WORK TO BE COMPLETED. Take the lines from the one bearing "Write a web" to the one bearing "const fmt = v => v.toLocaleString('en-US');", inclusive, and reproduce them exactly; include no other line.
● ● ● ●
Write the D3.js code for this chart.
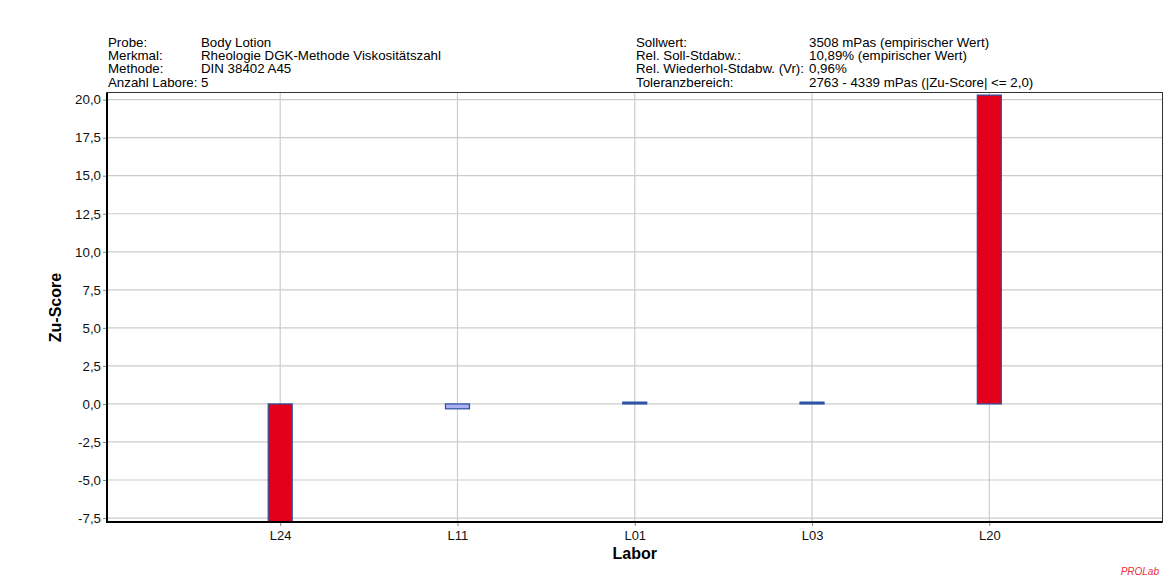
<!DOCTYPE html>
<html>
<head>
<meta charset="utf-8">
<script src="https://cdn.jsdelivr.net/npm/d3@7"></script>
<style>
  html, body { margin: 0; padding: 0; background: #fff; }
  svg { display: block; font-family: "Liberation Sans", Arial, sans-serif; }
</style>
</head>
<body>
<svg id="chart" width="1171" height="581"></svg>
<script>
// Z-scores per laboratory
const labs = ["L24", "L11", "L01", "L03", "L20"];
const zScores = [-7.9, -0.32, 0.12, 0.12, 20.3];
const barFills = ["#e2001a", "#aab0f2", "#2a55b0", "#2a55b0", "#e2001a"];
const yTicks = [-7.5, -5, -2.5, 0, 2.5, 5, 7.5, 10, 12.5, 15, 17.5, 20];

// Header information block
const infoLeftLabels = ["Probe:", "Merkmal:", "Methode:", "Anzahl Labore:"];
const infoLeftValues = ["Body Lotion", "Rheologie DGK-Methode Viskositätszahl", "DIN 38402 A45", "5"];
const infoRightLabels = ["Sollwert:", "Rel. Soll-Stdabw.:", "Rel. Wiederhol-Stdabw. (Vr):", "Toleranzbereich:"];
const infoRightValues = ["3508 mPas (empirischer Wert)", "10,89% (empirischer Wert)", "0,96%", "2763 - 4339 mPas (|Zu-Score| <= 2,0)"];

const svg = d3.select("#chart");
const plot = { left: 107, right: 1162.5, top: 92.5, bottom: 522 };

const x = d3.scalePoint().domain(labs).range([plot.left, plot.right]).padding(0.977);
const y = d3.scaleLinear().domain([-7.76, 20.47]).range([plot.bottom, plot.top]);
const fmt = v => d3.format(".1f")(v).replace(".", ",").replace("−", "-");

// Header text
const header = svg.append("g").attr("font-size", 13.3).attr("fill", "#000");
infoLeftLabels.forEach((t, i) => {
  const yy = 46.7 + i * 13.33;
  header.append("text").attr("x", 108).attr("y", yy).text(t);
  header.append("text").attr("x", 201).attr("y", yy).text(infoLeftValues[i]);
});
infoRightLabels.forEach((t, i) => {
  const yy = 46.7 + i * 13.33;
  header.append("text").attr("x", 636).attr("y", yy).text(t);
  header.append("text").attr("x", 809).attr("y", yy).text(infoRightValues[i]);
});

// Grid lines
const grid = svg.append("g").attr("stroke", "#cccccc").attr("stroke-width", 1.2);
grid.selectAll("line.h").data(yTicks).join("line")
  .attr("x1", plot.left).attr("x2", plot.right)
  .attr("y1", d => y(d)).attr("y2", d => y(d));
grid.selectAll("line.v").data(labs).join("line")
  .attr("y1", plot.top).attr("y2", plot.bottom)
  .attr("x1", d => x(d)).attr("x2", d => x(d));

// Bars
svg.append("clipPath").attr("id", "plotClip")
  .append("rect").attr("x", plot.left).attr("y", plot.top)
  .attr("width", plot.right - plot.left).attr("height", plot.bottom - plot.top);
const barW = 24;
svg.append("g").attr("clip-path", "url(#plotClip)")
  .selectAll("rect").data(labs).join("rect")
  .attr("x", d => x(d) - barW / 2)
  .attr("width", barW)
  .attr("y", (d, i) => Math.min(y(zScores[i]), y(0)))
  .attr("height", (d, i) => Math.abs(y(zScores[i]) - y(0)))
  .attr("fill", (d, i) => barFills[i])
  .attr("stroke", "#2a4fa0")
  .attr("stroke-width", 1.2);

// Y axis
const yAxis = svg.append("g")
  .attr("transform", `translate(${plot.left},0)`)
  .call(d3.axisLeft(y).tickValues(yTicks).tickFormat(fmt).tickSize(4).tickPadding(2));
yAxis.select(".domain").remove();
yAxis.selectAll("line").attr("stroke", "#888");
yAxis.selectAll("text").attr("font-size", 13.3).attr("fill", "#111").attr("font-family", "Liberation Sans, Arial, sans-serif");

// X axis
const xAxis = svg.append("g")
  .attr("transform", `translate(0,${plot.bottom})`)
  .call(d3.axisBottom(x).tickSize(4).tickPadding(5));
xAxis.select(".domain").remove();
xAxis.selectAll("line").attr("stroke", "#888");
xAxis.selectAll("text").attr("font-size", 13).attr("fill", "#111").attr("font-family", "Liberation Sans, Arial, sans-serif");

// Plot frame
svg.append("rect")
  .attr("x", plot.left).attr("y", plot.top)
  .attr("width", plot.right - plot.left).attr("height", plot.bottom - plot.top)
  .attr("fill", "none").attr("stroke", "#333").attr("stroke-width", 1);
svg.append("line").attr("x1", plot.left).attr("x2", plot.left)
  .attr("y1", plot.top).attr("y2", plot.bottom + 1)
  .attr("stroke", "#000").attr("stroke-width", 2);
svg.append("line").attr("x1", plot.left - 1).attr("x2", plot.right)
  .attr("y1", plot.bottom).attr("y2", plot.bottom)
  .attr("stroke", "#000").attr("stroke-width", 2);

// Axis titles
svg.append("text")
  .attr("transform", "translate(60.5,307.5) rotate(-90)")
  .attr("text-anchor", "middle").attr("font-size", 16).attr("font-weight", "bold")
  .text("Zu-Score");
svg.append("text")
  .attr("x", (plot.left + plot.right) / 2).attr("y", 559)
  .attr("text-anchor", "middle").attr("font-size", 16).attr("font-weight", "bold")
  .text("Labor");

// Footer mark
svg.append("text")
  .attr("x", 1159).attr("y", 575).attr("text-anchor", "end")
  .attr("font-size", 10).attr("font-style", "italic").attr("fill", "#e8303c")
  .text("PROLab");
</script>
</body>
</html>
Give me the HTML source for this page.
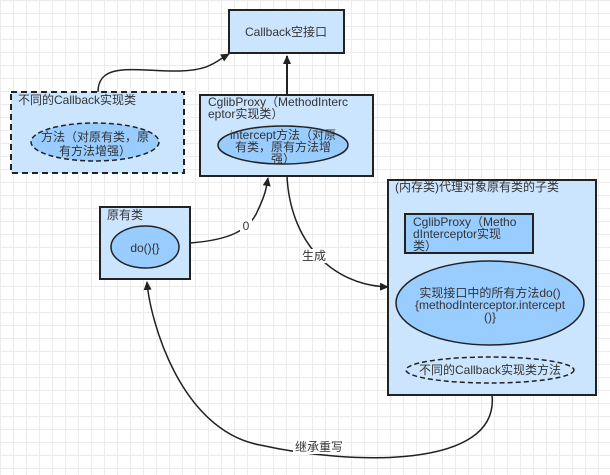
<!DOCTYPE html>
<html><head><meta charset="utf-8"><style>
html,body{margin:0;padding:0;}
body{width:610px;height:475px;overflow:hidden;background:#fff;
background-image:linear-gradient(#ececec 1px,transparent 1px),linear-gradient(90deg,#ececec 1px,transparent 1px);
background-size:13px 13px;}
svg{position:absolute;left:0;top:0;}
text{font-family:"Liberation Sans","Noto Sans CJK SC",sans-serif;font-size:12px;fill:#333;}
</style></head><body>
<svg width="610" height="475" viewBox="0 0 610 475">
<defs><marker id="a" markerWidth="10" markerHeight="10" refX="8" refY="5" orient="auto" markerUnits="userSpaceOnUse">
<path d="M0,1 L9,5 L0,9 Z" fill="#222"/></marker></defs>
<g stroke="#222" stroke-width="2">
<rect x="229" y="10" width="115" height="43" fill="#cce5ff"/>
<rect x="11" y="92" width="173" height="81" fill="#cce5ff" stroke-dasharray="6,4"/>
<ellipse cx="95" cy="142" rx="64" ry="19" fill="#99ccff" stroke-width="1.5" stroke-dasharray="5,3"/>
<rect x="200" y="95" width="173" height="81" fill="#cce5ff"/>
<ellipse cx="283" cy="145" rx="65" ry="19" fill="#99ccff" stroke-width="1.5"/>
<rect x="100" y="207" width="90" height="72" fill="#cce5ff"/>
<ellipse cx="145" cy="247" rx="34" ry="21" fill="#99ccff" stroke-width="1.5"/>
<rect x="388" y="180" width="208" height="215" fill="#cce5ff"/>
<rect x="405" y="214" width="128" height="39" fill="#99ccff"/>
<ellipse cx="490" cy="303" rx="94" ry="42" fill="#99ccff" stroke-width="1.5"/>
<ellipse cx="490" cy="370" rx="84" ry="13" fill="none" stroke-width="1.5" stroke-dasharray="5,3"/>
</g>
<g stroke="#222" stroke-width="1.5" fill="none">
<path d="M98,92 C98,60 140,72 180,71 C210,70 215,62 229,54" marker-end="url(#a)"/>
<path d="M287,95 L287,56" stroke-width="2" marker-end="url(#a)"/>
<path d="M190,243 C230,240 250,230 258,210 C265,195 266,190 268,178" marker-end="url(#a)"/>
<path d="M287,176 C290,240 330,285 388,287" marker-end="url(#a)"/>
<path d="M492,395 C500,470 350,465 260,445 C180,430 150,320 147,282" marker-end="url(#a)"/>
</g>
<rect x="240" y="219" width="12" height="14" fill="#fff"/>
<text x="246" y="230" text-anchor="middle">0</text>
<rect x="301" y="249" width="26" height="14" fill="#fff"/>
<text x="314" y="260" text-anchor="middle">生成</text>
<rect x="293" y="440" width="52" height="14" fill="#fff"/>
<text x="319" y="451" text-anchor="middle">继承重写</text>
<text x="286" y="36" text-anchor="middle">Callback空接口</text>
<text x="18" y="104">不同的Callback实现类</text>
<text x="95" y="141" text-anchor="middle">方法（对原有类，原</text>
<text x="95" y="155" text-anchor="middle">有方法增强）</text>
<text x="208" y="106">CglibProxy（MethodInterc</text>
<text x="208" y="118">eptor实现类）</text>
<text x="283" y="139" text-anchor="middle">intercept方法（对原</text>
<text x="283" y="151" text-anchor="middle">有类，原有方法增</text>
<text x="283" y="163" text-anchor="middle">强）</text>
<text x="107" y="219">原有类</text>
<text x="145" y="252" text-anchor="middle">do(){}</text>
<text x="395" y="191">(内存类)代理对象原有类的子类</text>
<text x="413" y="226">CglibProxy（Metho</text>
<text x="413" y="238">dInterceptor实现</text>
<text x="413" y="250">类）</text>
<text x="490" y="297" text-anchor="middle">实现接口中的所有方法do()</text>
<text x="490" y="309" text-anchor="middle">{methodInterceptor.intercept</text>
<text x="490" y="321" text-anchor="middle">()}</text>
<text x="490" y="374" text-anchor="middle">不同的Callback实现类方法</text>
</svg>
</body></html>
● ● ● ●
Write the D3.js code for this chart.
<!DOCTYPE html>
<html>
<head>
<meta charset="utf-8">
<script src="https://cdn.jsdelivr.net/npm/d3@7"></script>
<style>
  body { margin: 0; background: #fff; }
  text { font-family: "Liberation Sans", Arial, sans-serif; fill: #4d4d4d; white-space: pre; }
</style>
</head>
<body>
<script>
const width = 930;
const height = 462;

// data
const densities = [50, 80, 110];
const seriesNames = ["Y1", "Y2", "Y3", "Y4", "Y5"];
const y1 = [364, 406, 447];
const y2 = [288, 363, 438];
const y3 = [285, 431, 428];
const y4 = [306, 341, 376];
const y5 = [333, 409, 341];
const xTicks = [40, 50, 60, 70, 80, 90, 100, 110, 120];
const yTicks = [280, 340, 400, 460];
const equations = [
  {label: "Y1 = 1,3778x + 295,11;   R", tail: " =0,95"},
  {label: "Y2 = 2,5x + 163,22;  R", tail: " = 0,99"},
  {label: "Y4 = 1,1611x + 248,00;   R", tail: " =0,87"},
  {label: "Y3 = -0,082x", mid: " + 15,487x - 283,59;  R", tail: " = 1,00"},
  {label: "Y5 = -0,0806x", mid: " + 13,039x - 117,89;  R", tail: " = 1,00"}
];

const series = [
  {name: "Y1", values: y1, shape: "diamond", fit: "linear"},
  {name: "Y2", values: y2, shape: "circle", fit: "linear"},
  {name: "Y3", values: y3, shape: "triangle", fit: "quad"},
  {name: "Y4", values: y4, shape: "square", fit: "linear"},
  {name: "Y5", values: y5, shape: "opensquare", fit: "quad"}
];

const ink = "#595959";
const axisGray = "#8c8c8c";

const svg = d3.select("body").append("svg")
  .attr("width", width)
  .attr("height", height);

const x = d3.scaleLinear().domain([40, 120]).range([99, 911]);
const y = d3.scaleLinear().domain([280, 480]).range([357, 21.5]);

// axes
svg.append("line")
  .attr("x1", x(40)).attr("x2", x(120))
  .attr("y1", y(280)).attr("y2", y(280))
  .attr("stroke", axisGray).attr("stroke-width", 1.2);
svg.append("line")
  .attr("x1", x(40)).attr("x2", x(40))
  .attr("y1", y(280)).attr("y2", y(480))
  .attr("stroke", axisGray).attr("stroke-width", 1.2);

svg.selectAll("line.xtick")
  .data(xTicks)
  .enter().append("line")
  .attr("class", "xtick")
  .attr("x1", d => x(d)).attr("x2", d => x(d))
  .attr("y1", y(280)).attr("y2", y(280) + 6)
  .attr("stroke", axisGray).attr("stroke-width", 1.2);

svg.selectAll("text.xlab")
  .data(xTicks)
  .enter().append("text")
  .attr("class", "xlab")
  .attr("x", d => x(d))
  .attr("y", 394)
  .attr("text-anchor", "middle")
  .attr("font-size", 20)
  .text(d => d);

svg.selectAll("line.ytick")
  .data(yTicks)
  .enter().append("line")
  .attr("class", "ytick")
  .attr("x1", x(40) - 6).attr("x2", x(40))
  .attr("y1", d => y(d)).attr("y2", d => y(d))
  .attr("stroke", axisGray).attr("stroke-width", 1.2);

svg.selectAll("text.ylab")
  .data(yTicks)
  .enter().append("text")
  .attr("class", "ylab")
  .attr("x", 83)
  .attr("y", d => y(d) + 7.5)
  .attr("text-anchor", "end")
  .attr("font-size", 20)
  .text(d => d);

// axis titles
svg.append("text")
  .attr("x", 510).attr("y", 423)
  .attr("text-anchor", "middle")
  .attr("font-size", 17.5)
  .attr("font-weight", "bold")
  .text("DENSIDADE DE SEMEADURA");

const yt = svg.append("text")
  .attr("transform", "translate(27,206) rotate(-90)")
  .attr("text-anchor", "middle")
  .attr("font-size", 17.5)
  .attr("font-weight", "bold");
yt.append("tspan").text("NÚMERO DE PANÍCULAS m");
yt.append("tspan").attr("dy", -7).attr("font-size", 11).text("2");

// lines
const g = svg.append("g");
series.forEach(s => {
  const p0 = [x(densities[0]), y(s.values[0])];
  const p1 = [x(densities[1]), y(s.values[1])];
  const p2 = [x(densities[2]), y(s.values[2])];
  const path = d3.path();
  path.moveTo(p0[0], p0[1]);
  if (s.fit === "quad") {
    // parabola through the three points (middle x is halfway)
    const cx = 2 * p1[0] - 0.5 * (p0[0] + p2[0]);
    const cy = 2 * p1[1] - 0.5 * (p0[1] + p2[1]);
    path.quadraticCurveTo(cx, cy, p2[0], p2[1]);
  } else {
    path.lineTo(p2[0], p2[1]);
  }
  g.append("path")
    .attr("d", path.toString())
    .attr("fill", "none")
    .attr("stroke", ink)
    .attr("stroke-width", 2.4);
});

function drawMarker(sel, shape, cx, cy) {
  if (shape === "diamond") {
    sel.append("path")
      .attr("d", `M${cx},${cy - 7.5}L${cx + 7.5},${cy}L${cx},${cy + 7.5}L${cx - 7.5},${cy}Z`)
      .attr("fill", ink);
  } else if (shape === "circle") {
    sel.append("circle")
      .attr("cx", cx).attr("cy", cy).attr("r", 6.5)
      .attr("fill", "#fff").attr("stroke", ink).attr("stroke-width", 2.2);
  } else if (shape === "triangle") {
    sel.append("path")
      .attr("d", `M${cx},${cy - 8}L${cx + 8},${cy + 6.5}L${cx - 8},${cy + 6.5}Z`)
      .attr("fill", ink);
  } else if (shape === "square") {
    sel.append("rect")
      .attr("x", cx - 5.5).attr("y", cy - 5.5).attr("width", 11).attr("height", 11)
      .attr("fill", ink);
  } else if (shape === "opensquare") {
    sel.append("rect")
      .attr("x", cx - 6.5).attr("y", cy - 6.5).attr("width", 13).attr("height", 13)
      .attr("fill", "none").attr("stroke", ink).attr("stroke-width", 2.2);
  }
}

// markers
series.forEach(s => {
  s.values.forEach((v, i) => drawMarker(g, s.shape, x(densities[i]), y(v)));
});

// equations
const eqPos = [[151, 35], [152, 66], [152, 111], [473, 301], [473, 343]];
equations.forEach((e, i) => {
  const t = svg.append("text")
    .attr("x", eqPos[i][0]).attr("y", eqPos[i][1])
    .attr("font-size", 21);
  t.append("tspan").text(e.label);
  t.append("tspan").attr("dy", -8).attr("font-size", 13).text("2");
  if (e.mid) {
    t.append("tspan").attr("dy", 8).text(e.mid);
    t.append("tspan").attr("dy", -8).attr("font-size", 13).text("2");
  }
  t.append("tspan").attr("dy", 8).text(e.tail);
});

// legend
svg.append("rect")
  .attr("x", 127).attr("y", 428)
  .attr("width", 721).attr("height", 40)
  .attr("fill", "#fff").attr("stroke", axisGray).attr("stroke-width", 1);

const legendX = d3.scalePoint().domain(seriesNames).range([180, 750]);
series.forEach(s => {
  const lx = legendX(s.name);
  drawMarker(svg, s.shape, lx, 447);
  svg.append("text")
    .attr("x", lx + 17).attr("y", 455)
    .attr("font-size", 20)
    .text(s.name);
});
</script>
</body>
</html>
● ● ● ●
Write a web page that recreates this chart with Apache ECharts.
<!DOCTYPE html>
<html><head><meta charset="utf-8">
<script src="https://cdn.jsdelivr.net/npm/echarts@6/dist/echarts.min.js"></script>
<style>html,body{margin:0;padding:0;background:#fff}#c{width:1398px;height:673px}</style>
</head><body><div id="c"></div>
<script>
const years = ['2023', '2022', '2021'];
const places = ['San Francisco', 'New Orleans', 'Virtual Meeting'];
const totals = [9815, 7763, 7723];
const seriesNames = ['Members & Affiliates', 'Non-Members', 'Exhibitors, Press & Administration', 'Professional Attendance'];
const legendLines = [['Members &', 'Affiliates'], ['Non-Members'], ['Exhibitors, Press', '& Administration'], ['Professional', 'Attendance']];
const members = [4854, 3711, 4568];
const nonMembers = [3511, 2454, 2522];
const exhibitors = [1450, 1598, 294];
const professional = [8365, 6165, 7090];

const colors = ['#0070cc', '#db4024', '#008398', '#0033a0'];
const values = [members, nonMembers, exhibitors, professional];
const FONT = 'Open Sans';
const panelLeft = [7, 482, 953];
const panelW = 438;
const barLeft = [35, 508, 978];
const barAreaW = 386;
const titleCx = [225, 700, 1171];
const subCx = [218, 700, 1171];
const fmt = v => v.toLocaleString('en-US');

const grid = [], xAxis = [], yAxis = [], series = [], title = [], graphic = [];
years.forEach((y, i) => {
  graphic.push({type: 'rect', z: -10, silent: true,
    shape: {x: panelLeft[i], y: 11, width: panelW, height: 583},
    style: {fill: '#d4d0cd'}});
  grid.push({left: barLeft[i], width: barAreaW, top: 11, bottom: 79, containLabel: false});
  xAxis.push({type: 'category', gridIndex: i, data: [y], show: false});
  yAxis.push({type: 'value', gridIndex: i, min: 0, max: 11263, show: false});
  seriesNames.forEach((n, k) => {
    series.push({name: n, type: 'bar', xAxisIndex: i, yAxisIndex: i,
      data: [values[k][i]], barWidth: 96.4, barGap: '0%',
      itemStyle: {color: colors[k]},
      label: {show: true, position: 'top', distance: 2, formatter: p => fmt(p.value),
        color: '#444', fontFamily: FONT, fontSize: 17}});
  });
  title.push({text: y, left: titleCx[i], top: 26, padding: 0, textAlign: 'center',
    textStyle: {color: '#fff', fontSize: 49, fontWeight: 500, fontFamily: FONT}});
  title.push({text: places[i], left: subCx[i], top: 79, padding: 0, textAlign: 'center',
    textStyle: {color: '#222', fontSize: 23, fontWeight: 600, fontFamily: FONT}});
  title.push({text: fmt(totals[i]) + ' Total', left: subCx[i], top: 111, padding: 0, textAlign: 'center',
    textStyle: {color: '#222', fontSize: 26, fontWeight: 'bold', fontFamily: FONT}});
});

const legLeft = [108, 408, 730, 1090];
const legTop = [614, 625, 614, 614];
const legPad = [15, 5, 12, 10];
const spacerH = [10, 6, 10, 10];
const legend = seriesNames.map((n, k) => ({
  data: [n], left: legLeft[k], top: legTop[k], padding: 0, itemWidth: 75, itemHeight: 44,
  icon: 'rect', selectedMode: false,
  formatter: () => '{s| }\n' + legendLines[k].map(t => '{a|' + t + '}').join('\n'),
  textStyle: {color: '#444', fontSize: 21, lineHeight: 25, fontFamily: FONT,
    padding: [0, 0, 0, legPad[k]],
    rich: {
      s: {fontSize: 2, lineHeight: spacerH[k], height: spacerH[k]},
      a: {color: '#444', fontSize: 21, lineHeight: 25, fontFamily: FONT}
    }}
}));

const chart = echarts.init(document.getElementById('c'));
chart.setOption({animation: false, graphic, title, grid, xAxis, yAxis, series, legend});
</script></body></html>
● ● ● ●
COMPLETED TASK.
Write a web page that recreates this chart with Apache ECharts.
<!DOCTYPE html>
<html><head><meta charset="utf-8">
<script src="https://cdn.jsdelivr.net/npm/echarts@6/dist/echarts.min.js"></script>
<style>html,body{margin:0;padding:0;background:#fff}#c{width:1398px;height:673px}</style>
</head><body><div id="c"></div>
<script>
const years = ['2023', '2022', '2021'];
const places = ['San Francisco', 'New Orleans', 'Virtual Meeting'];
const totals = [9815, 7763, 7723];
const seriesNames = ['Members & Affiliates', 'Non-Members', 'Exhibitors, Press & Administration', 'Professional Attendance'];
const legendLines = [['Members &', 'Affiliates'], ['Non-Members'], ['Exhibitors, Press', '& Administration'], ['Professional', 'Attendance']];
const members = [4854, 3711, 4568];
const nonMembers = [3511, 2454, 2522];
const exhibitors = [1450, 1598, 294];
const professional = [8365, 6165, 7090];

const colors = ['#0070cc', '#db4024', '#008398', '#0033a0'];
const values = [members, nonMembers, exhibitors, professional];
const FONT = 'Open Sans';
const panelLeft = [7, 482, 953];
const panelW = 438;
const barLeft = [35, 508, 978];
const barAreaW = 386;
const titleCx = [225, 700, 1171];
const subCx = [218, 700, 1171];
const fmt = v => v.toLocaleString('en-US');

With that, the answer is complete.